A chief legislator most often refers to the president of the United States, who has the authority to influence members of Congress to make laws through veto power, signing a bill, speaking directly to Congress and meeting with individual members of the legislative body. Article II, Section 3 of the Constitution of the United States gives the president the authority to "recommend... such measures as... necessary and expedient."
The most prominent way the president of the United States acts as chief legislator is by submitting budget proposals to Congress. After receiving budget requests, legislators then alter the recommendations based on what senators and representatives feel is more appropriate.
Several presidents have had major influence on Congress as chief legislator. Franklin Roosevelt's New Deal programs during the Great Depression created government departments, Social Security and government spending initiatives that were designed to improve the lives of Americans by offering them government jobs. Roosevelt also convinced Congress to fund military initiatives for World War II.

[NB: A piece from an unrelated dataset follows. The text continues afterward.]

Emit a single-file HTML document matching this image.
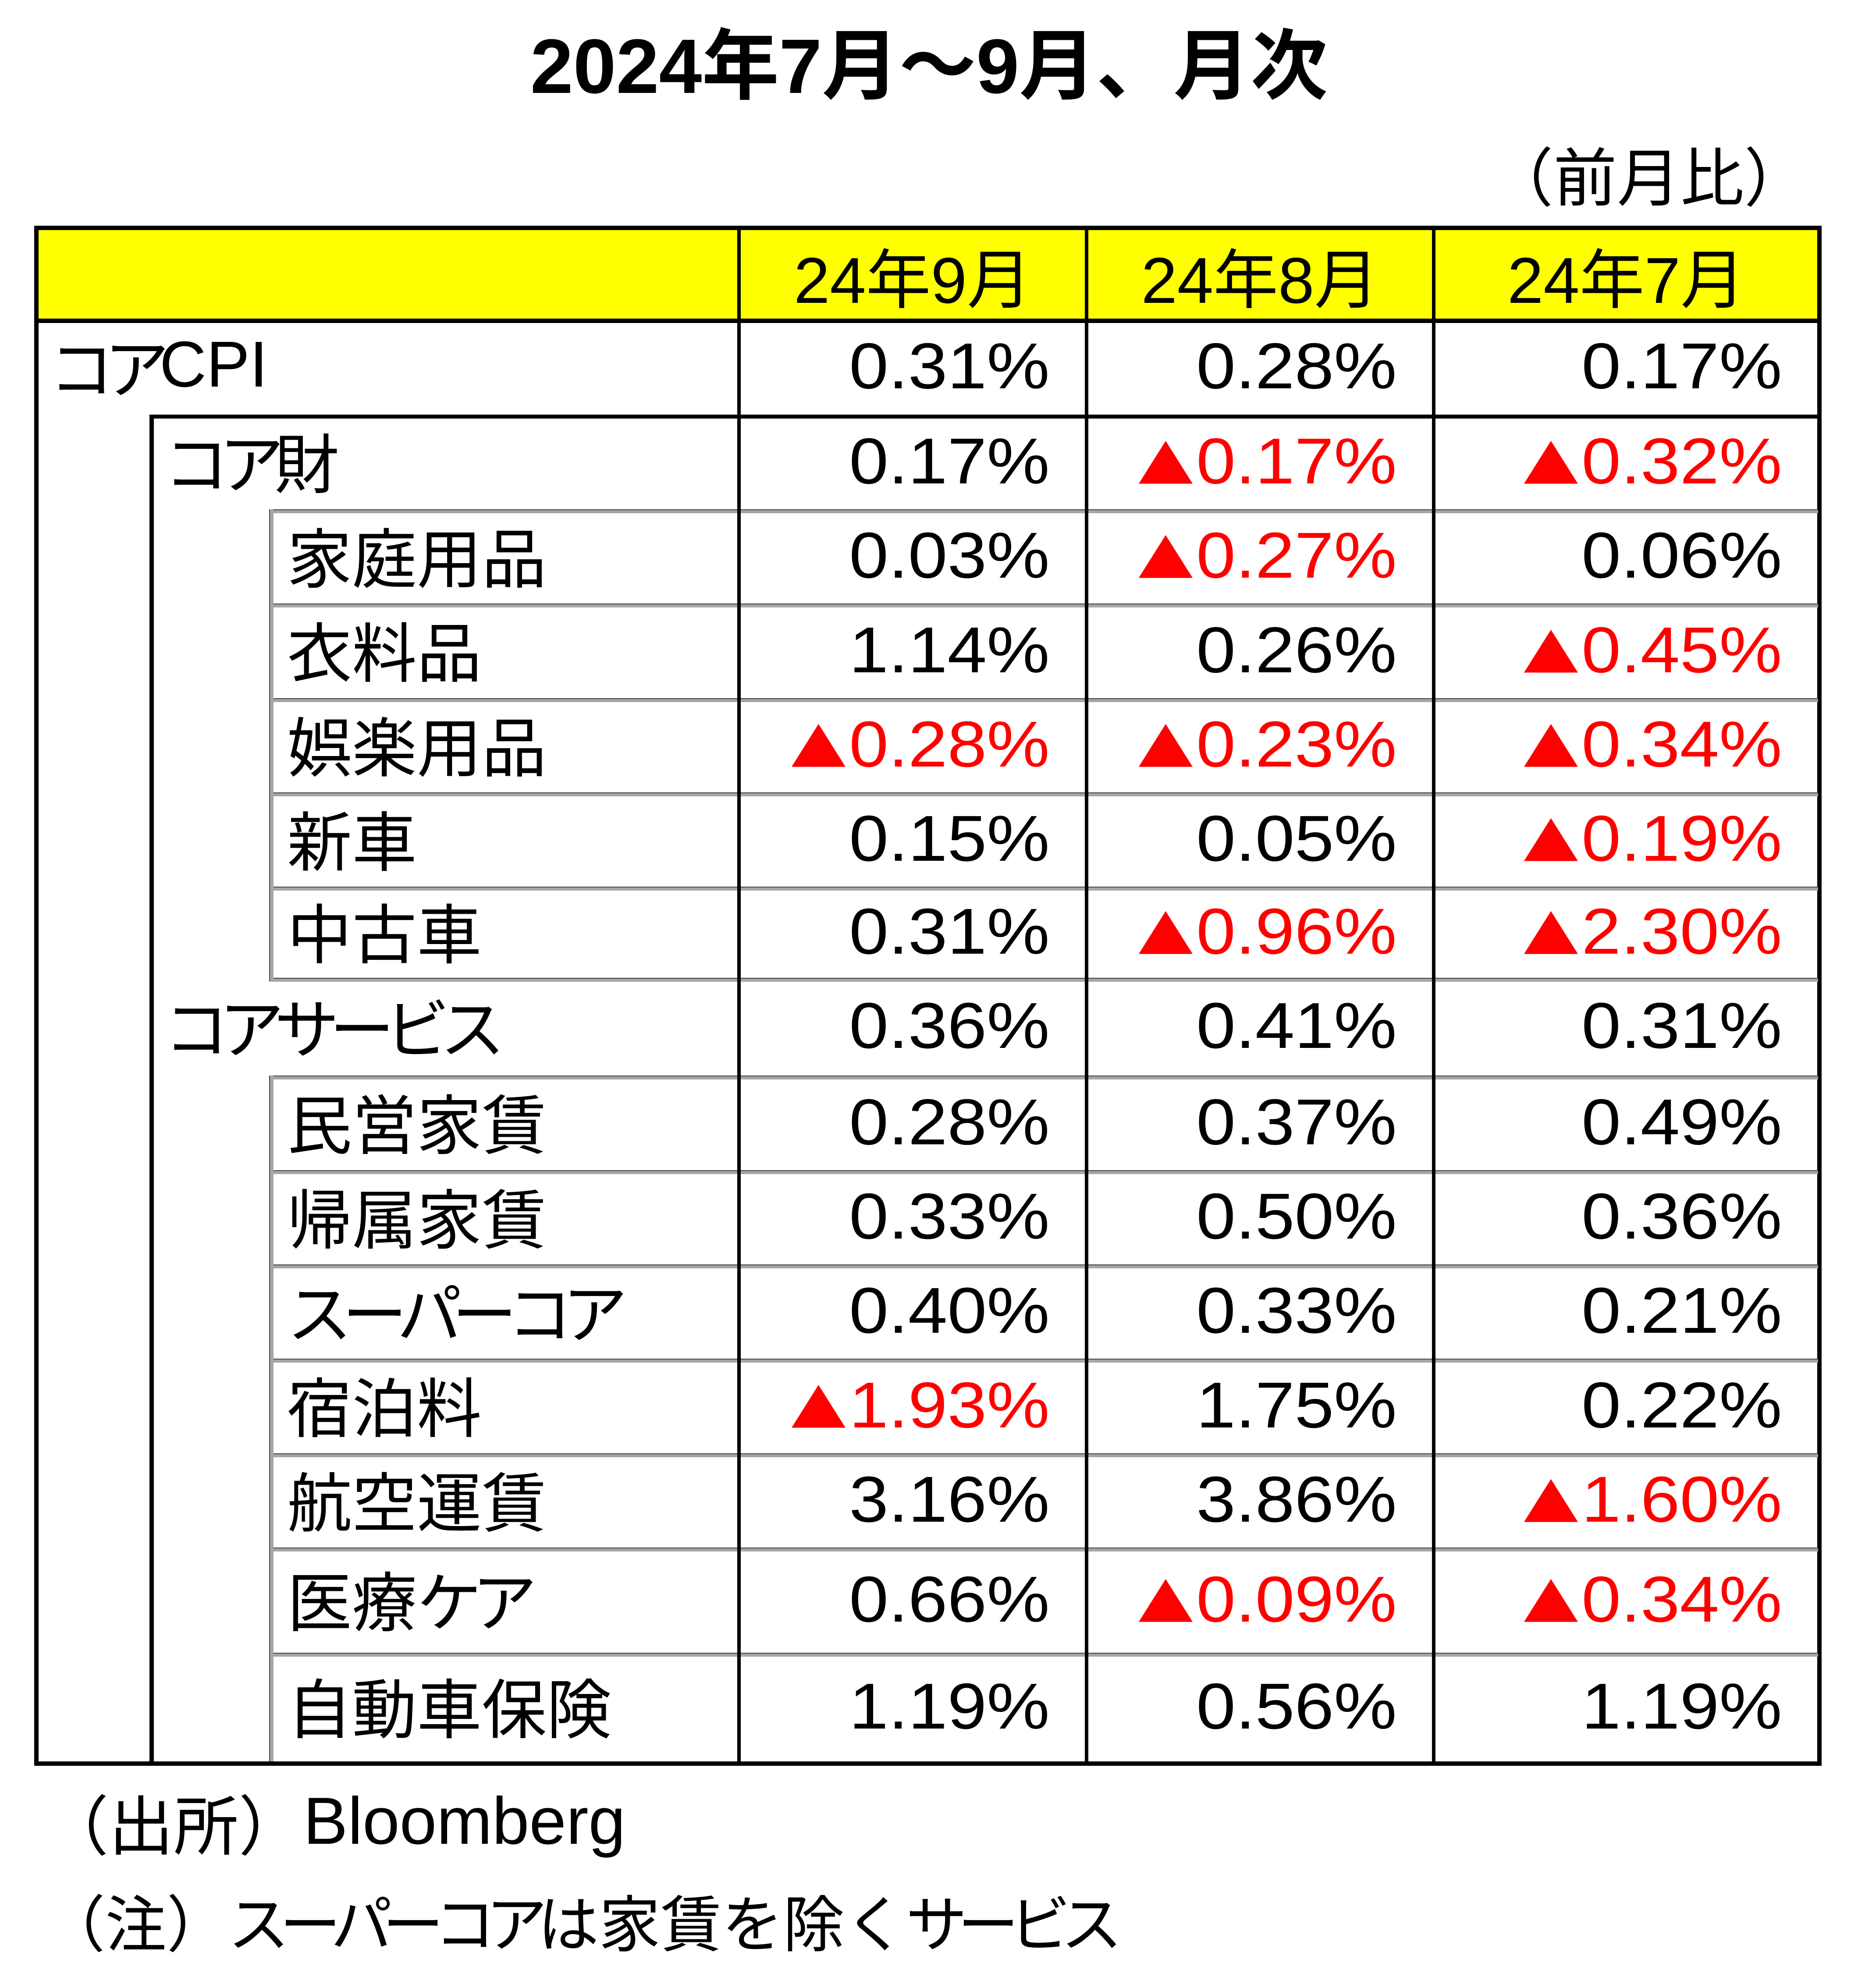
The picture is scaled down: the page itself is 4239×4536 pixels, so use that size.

President George W. Bush, in the days following the Sept. 11, 2001, terrorist attacks, asked for declarations of war on terror and for implementation of the Patriot Act. Bush also requested Congress create a new executive department, the Department of Homeland Security. John F. Kennedy, through a speech to a joint session of Congress on May 25, 1961, implored the legislative body to commit to the goal of "landing a man on the moon and returning him safely to the earth."